By Thomson Reuters Jul 16, 2026 | 3:16 AM

By Yantoultra Ngui and Kane Wu

SINGAPORE/HONG KONG, July 16 (Reuters) – Six Chinese investment banks working on chipmaker CXMT’s $8.6 billion IPO are set to take home at least $41 million in fees, company filings showed, in a boost for an industry whose income pool has shrunk ​over the past half decade.

The payout would bring the year’s total fees from mainland IPOs ‌to about $684.62 million, gaining on last year’s $984.75 million, LSEG data showed. That compared with a 2022 peak of $4.16 billion on IPOs from heavyweights including China Mobile and CNOOC.

The share sale continues a revival of the onshore IPO market as the government lowers barriers for AI, semiconductor and robotics companies aiming to raise money from public markets, in a push for ‌technological ​advancement.
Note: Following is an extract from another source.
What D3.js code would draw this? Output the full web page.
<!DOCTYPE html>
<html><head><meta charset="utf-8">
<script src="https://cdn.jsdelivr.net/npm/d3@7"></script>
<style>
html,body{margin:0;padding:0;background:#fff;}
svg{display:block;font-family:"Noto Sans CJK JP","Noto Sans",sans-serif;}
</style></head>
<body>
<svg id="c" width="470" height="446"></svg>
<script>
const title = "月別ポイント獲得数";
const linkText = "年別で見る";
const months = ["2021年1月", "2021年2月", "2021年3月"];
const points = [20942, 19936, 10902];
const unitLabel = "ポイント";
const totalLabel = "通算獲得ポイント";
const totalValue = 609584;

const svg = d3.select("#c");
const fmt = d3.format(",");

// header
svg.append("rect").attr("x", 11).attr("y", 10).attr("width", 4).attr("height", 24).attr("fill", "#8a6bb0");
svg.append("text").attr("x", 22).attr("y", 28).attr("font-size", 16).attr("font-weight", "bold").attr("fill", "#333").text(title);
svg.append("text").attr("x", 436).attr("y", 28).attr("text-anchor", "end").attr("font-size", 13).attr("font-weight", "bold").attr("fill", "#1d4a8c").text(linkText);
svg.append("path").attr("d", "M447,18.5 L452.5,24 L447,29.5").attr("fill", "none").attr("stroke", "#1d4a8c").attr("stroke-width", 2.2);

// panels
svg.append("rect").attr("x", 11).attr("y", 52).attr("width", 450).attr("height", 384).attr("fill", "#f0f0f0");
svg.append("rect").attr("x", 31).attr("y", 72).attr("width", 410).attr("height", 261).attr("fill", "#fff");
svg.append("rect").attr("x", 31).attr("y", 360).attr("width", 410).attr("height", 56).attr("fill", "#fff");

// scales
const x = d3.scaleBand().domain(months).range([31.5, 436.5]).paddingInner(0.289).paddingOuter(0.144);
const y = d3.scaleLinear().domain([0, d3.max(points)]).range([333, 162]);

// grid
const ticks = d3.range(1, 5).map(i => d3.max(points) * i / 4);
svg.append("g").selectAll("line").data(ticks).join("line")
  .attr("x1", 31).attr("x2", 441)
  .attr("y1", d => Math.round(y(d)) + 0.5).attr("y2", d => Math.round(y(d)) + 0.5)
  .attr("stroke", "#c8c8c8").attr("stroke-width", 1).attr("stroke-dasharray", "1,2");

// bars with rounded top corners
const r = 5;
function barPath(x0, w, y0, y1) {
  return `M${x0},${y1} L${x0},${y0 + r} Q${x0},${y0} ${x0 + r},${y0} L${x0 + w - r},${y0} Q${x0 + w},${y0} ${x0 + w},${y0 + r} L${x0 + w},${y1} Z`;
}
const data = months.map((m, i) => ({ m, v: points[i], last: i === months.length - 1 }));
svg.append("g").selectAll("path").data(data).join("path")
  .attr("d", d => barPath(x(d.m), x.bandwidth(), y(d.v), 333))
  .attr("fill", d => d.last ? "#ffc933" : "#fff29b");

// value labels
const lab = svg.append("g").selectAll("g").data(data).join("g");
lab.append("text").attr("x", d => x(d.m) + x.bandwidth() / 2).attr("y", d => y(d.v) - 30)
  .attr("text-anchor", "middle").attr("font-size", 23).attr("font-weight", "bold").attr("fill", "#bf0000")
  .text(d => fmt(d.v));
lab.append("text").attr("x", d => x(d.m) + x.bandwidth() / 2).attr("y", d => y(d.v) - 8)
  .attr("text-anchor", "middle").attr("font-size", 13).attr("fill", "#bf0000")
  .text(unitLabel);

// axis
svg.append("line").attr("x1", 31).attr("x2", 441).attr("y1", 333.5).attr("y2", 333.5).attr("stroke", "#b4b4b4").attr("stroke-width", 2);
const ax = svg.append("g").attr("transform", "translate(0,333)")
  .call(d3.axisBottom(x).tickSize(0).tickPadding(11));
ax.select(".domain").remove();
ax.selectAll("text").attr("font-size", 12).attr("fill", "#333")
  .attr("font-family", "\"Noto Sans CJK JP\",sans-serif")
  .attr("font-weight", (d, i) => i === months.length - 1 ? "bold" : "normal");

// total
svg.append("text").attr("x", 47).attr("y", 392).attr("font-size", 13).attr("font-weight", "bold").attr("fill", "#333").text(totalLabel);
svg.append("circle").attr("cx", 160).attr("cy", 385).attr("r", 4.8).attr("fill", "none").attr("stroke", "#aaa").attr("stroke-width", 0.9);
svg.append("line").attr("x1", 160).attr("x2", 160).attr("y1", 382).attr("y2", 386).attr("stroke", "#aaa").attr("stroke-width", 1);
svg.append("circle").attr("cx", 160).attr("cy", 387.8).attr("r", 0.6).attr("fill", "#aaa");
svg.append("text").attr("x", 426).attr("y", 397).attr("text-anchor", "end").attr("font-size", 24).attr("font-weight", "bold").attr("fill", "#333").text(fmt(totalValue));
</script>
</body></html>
While CXMT’s fee rate of 0.48% of IPO proceeds is well ⁠below market average, the figure indicates ⁠its bargaining power in one of China’s most high-profile listings of the year.

ChangXin Memory Technologies (CXMT) [688825.SS] opened its IPO for subscription on Thursday. The firm is China’s biggest maker of dynamic random-access memory (DRAM) chips that are used in smartphones, computers, servers and other electronics.
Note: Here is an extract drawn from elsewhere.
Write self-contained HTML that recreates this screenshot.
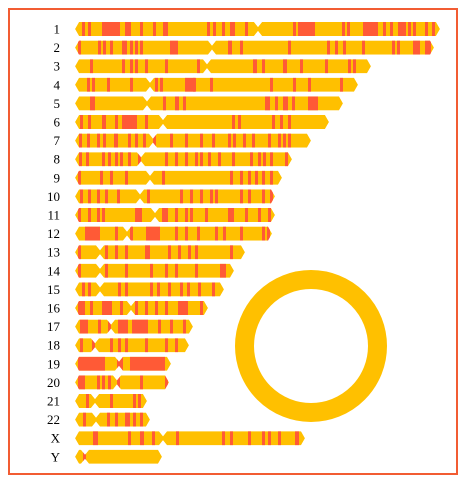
<!DOCTYPE html>
<html><head><meta charset="utf-8"><style>
html,body{margin:0;padding:0;background:#fff;width:469px;height:484px;overflow:hidden}
svg{display:block}
</style></head><body>
<svg id="chart" width="469" height="484" viewBox="0 0 469 484" xmlns="http://www.w3.org/2000/svg">
<rect x="9" y="9" width="448" height="465" fill="none" stroke="#F25C33" stroke-width="2"/>
<circle cx="311" cy="346" r="66.5" fill="none" stroke="#FFC000" stroke-width="19"/>
<g id="chroms"></g>
</svg>
<script>
const names = ["1","2","3","4","5","6","7","8","9","10","11","12","13","14","15","16","17","18","19","20","21","22","X","Y"];
const lengths = [365,359,296,283,268,254,236,217,207,200,200,197,170,159,149,133,118,114,96,94,72,75,230,87];
const centromeres = [183,137,132,75,72,88,78,66,75,65,80,52,25,25,25,56,36,20,44,42,20,21,88,10];
const bands = [
 [[7,3],[13,3],[27,18],[50,3],[53,3],[65,3],[78,3],[88,5],[132,3],[138,3],[147,3],[155,5],[170,3],[218,3],[223,17],[267,3],[272,3],[288,15],[308,3],[315,3],[323,8],[333,3],[338,3],[350,3],[357,3]],
 [[3,3],[23,3],[28,3],[35,3],[47,5],[55,3],[60,3],[65,3],[95,8],[153,4],[165,3],[213,3],[252,3],[260,3],[268,3],[287,3],[317,3],[322,3],[338,7],[350,3],[353,3]],
 [[15,3],[47,3],[55,3],[60,3],[70,3],[90,3],[122,3],[178,4],[187,3],[208,4],[225,3],[250,3],[273,3],[278,3]],
 [[12,3],[17,3],[32,3],[55,3],[80,3],[85,3],[110,10],[118,3],[135,3],[195,3],[218,3],[233,3],[265,3]],
 [[15,5],[88,3],[100,4],[108,3],[190,5],[200,3],[208,5],[217,3],[233,7],[240,3]],
 [[5,3],[13,3],[27,4],[40,3],[47,15],[70,3],[157,3],[163,3],[197,3],[205,3],[213,3]],
 [[4,3],[12,3],[22,3],[28,3],[39,4],[53,3],[60,3],[68,3],[78,3],[95,3],[110,3],[125,3],[137,3],[153,3],[158,3],[168,3],[177,3],[193,3],[203,3],[208,3],[213,3]],
 [[4,3],[11,3],[27,3],[33,3],[40,3],[45,3],[53,3],[63,3],[90,3],[100,3],[110,3],[120,3],[125,3],[133,3],[143,3],[157,3],[175,3],[183,3],[188,3],[195,3],[210,3]],
 [[3,3],[25,3],[35,3],[50,3],[87,3],[155,3],[165,3],[173,3],[180,3],[187,3],[195,3]],
 [[5,3],[13,3],[22,3],[30,3],[42,3],[72,3],[105,3],[115,3],[125,3],[135,3],[140,3],[165,3],[173,3],[187,3],[195,3]],
 [[3,3],[13,3],[22,3],[27,3],[60,7],[87,6],[100,3],[110,3],[115,3],[130,3],[153,6],[170,3],[183,3],[193,3]],
 [[10,15],[40,3],[55,3],[71,14],[100,3],[110,3],[122,3],[140,3],[148,3],[165,3],[187,3],[192,3]],
 [[3,3],[30,3],[40,3],[50,3],[70,5],[93,3],[103,3],[113,3],[120,3],[155,3]],
 [[3,3],[30,3],[50,3],[75,3],[90,3],[100,3],[120,3],[145,6]],
 [[7,3],[13,3],[43,3],[50,3],[75,3],[82,3],[93,3],[105,3],[112,3],[123,3],[137,3]],
 [[3,7],[15,3],[27,10],[45,3],[60,3],[70,3],[80,3],[90,3],[103,10],[125,3]],
 [[5,8],[23,3],[33,3],[43,10],[57,16],[83,3],[95,3],[108,3]],
 [[5,3],[17,3],[35,3],[43,3],[50,3],[70,3],[90,3],[100,3]],
 [[3,27],[42,6],[55,35]],
 [[3,7],[22,3],[27,3],[33,3],[42,3],[65,3],[90,3]],
 [[11,3],[35,3],[58,3],[63,3]],
 [[8,3],[32,3],[40,3],[50,5],[58,3],[65,3]],
 [[18,5],[53,3],[65,4],[77,3],[101,3],[147,3],[155,3],[173,3],[187,3],[193,3],[203,3],[220,4]],
 [[8,3]]
];
const X0 = 75, Y0 = 29, ROW = 18.6, H = 14, BAND = "#FF5A36", BODY = "#FFC000";
const NS = "http://www.w3.org/2000/svg";
const g = document.getElementById("chroms");
const xScale = v => X0 + v;
const yScale = i => Y0 + i * ROW;
function chromPath(len, cen, yc) {
  const x0 = xScale(0), x1 = xScale(len), xc = xScale(cen), t = yc - H/2, b = yc + H/2, e = 4, p = 4;
  return `M${x0},${yc} L${x0+e},${t} L${xc-p},${t} L${xc},${yc-2} L${xc+p},${t} L${x1-e},${t} L${x1},${yc} L${x1-e},${b} L${xc+p},${b} L${xc},${yc+2} L${xc-p},${b} L${x0+e},${b} Z`;
}
names.forEach((n, i) => {
  const yc = yScale(i);
  const lab = document.createElementNS(NS, "text");
  
  
  lab.setAttribute("x", 60); lab.setAttribute("y", yc + 4.5);
  lab.setAttribute("text-anchor", "end");
  lab.setAttribute("font-family", "Liberation Serif, serif");
  lab.setAttribute("font-size", "13");
  lab.textContent = n;
  g.appendChild(lab);
  const cp = document.createElementNS(NS, "clipPath");
  cp.setAttribute("id", "cp" + i);
  const cpp = document.createElementNS(NS, "path");
  cpp.setAttribute("d", chromPath(lengths[i], centromeres[i], yc));
  cp.appendChild(cpp); g.appendChild(cp);
  const grp = document.createElementNS(NS, "g");
  
  
  grp.setAttribute("clip-path", `url(#cp${i})`);
  const body = document.createElementNS(NS, "path");
  
  
  body.setAttribute("d", chromPath(lengths[i], centromeres[i], yc));
  body.setAttribute("fill", BODY);
  grp.appendChild(body);
  bands[i].forEach(bd => {
    const r = document.createElementNS(NS, "rect");
    
    
    r.setAttribute("x", xScale(bd[0])); r.setAttribute("y", yc - H/2);
    r.setAttribute("width", bd[1]); r.setAttribute("height", H);
    r.setAttribute("fill", BAND);
    grp.appendChild(r);
  });
  g.appendChild(grp);
});
</script>
</body></html>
If CXMT raises $8.6 billion, the initial ​public offering will be Asia’s biggest so far this year as well as the biggest-ever Chinese A-share semiconductor IPO, surpassing that of Semiconductor Manufacturing International Corp (SMIC) in 2020.

China Securities and CICC are sponsoring ⁠the IPO, or playing lead roles in the share sale, ⁠IPO filings showed.
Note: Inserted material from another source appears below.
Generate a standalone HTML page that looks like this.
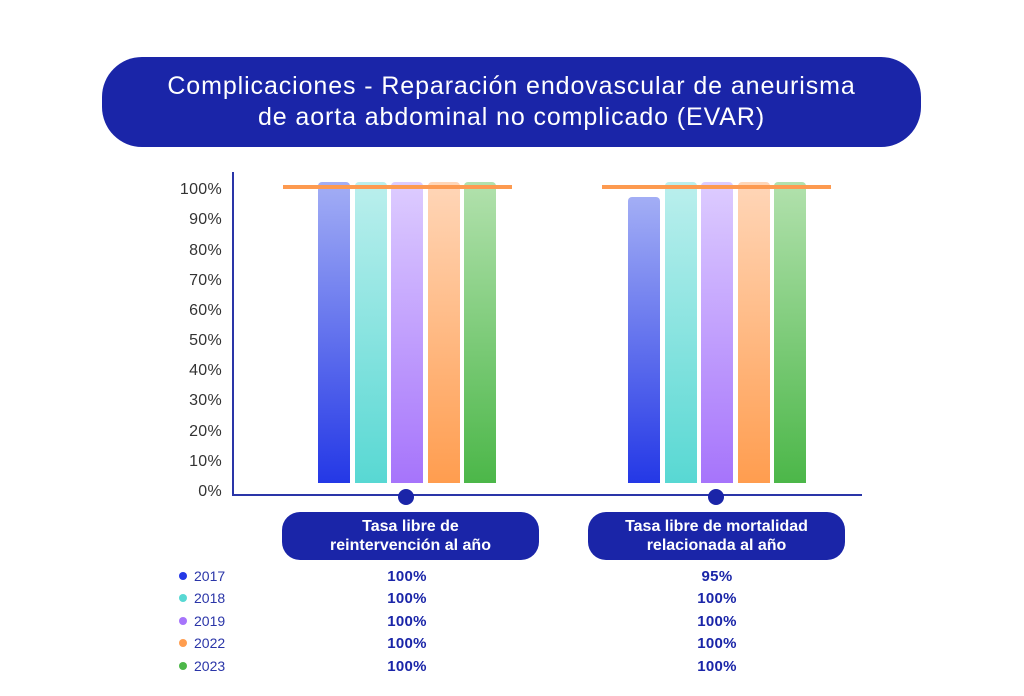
<!DOCTYPE html>
<html><head><meta charset="utf-8"><style>
body{margin:0;width:1024px;height:696px;background:#fff;font-family:"Liberation Sans",sans-serif;position:relative;overflow:hidden}
.a{position:absolute}
.pill{background:#1a25a8;color:#fff;text-align:center;position:absolute}
.yl{position:absolute;left:160px;width:62px;text-align:right;font-size:16px;color:#333;line-height:16px;letter-spacing:0.3px}
.bar{position:absolute;bottom:213px;width:32px;border-radius:4px 4px 0 0}
.b1{background:linear-gradient(#a3aef5,#2438e6)}
.b2{background:linear-gradient(#bbefed,#58d8d3)}
.b3{background:linear-gradient(#ddccff,#a674fb)}
.b4{background:linear-gradient(#ffd6b8,#ff9d4f)}
.b5{background:linear-gradient(#b2e1ad,#4cb749)}
.lg{position:absolute;left:179px;font-size:14px;color:#2a35a8;line-height:16px}
.lg i{display:inline-block;width:8px;height:8px;border-radius:50%;margin-right:7px;vertical-align:1px}
.v{position:absolute;width:100px;text-align:center;font-size:15px;color:#1a25a8;line-height:16px;font-weight:bold;letter-spacing:0.3px}
</style></head><body>
<div class="pill" style="left:102px;top:57px;width:819px;height:90px;border-radius:40px;font-size:25px;letter-spacing:0.9px;line-height:31px;padding-top:14px;box-sizing:border-box">Complicaciones - Reparación endovascular de aneurisma<br>de aorta abdominal no complicado (EVAR)</div>
<div class="a" style="left:232px;top:172px;width:2px;height:324px;background:#2a35a8"></div>
<div class="a" style="left:232px;top:494px;width:630px;height:2px;background:#2a35a8"></div>
<div class="yl" style="top:182px">100%</div><div class="yl" style="top:212px">90%</div><div class="yl" style="top:243px">80%</div><div class="yl" style="top:273px">70%</div><div class="yl" style="top:303px">60%</div><div class="yl" style="top:333px">50%</div><div class="yl" style="top:363px">40%</div><div class="yl" style="top:393px">30%</div><div class="yl" style="top:424px">20%</div><div class="yl" style="top:454px">10%</div><div class="yl" style="top:484px">0%</div>
<div class="bar b1" style="left:318px;height:301px"></div>
<div class="bar b2" style="left:355px;height:301px"></div>
<div class="bar b3" style="left:391px;height:301px"></div>
<div class="bar b4" style="left:428px;height:301px"></div>
<div class="bar b5" style="left:464px;height:301px"></div>
<div class="bar b1" style="left:628px;height:286px"></div>
<div class="bar b2" style="left:665px;height:301px"></div>
<div class="bar b3" style="left:701px;height:301px"></div>
<div class="bar b4" style="left:738px;height:301px"></div>
<div class="bar b5" style="left:774px;height:301px"></div>
<div class="a" style="left:283px;top:185px;width:229px;height:4px;background:#fd9a50"></div>
<div class="a" style="left:602px;top:185px;width:229px;height:4px;background:#fd9a50"></div>
<div class="a" style="left:398px;top:489px;width:16px;height:16px;border-radius:50%;background:#1a25a8"></div>
<div class="a" style="left:708px;top:489px;width:16px;height:16px;border-radius:50%;background:#1a25a8"></div>
<div class="pill" style="left:282px;top:512px;width:257px;height:48px;border-radius:18px;font-size:16px;line-height:19px;padding-top:5px;box-sizing:border-box;font-weight:bold">Tasa libre de<br>reintervención al año</div>
<div class="pill" style="left:588px;top:512px;width:257px;height:48px;border-radius:18px;font-size:16px;line-height:19px;padding-top:5px;box-sizing:border-box;font-weight:bold">Tasa libre de mortalidad<br>relacionada al año</div>
<div class="lg" style="top:568px"><i style="background:#2438e6"></i>2017</div>
<div class="lg" style="top:590px"><i style="background:#58d8d3"></i>2018</div>
<div class="lg" style="top:613px"><i style="background:#a674fb"></i>2019</div>
<div class="lg" style="top:635px"><i style="background:#ff9d4f"></i>2022</div>
<div class="lg" style="top:658px"><i style="background:#4cb749"></i>2023</div>
<div class="v" style="left:357px;top:569px">100%</div><div class="v" style="left:667px;top:569px">95%</div>
<div class="v" style="left:357px;top:591px">100%</div><div class="v" style="left:667px;top:591px">100%</div>
<div class="v" style="left:357px;top:614px">100%</div><div class="v" style="left:667px;top:614px">100%</div>
<div class="v" style="left:357px;top:636px">100%</div><div class="v" style="left:667px;top:636px">100%</div>
<div class="v" style="left:357px;top:659px">100%</div><div class="v" style="left:667px;top:659px">100%</div>
</body></html>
Other banks involved are China Merchants Securities, Guotai Haitong Securities, Guoyuan ​Securities and Huatai Securities unit Huatai United Securities, the filings showed.

CXMT expects fees of 280.6 million yuan, equal ​to about 0.48% of total proceeds. That compares with the 4.52% average for China ‌A-share IPOs this year, LSEG data showed.

If demand triggers an overallotment option, proceeds could reach $9.8 billion with fees at 296 million yuan, the filings showed.

“This high-profile IPO carries both commercial value and strategic importance,” said Shen Meng, director at boutique bank Chanson & Co in Beijing.

Competition to take part in the IPO pushes ⁠down fees, Shen said. “Nevertheless, given CXMT’s huge fundraising size, investment banks can still reap substantial proceeds even with relatively reduced fee rates.”

CICC declined to comment. CXMT, China Securities, China Merchants Securities, Guotai Haitong Securities, Guoyuan ⁠Securities and Huatai United Securities did ‌not respond to requests for comment.

China Securities, CICC, Guotai Haitong and Huatai ⁠Securities ranked among the top five China A-share IPO fee earners from 2022 ​to 2026 ‌year-to-date, LSEG data showed. China Merchants was ninth.

The CXMT fee is ​also small relative ⁠to other recent deals. Last month, China Resources New Energy paid 0.65% for its 24.5 billion yuan Shenzhen listing.

In the U.S., SpaceX paid $500 million for its record $75 billion IPO last month, equal to about 0.67% of proceeds, while South Korea’s SK Hynix paid about 0.97% of $26.5 billion raised via American depositary receipts last week.